_Problem details:_
Say the number of lines containing the string "chart", and say nothing else.

_Material:_
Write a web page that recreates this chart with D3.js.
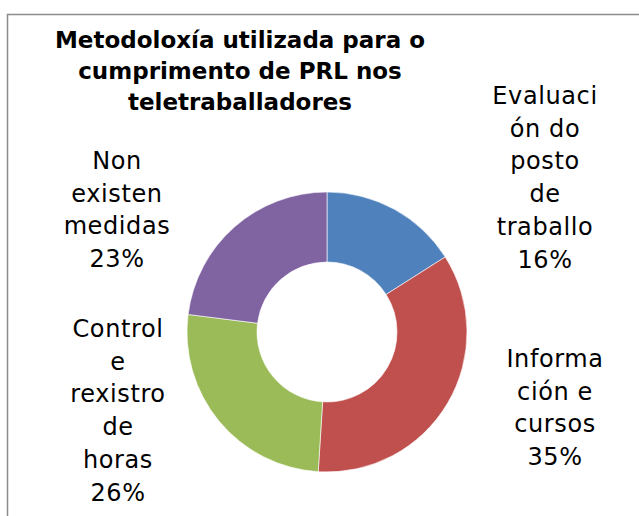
<!DOCTYPE html>
<html>
<head>
<meta charset="utf-8">
<script src="https://cdn.jsdelivr.net/npm/d3@7"></script>
<style>
  html, body { margin: 0; padding: 0; background: #fff; }
  svg { display: block; }
</style>
</head>
<body>
<svg id="chart" width="639" height="516"></svg>
<script>
const categories = [
  ["Evaluaci", "ón do", "posto", "de", "traballo"],
  ["Informa", "ción e", "cursos"],
  ["Control", "e", "rexistro", "de", "horas"],
  ["Non", "existen", "medidas"]
];
const values = [16, 35, 26, 23];
const percentLabels = ["16%", "35%", "26%", "23%"];
const colors = ["#4F81BD", "#C0504D", "#9BBB59", "#8064A2"];
const titleLines = ["Metodoloxía utilizada para o", "cumprimento de PRL nos", "teletraballadores"];

const svg = d3.select("#chart");
const FONT = "'DejaVu Sans', sans-serif";

// frame
svg.append("rect")
  .attr("x", 7.5).attr("y", 14.5)
  .attr("width", 700).attr("height", 600)
  .attr("fill", "#fff")
  .attr("stroke", "#8c8c8c")
  .attr("stroke-width", 1.5);

// title
const title = svg.append("g");
titleLines.forEach((t, i) => {
  title.append("text")
    .attr("x", 240).attr("y", 48 + i * 31)
    .attr("text-anchor", "middle")
    .attr("font-family", FONT)
    .attr("font-weight", "bold")
    .attr("font-size", 23)
    .attr("fill", "#000")
    .text(t);
});

// donut
const cx = 327, cy = 332, rOuter = 140, rInner = 70;
const pie = d3.pie().sort(null).value(d => d)(values);
const arc = d3.arc().innerRadius(rInner).outerRadius(rOuter);
const g = svg.append("g").attr("transform", `translate(${cx},${cy})`);
g.selectAll("path")
  .data(pie)
  .join("path")
  .attr("d", arc)
  .attr("fill", (d, i) => colors[i])
  .attr("stroke", "#fff")
  .attr("stroke-width", 0.6);

// labels
const labelPos = [
  { x: 545, y: 104 },
  { x: 555, y: 367 },
  { x: 118, y: 337 },
  { x: 117, y: 169 }
];
const lineH = 32.7;
categories.forEach((lines, i) => {
  const all = lines.concat([percentLabels[i]]);
  const t = svg.append("text")
    .attr("font-family", FONT)
    .attr("font-size", 24)
    .attr("letter-spacing", 0.6)
    .attr("fill", "#000")
    .attr("text-anchor", "middle");
  all.forEach((l, j) => {
    t.append("tspan")
      .attr("x", labelPos[i].x)
      .attr("y", labelPos[i].y + j * lineH)
      .text(l);
  });
});
</script>
</body>
</html>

_Expected output:_
3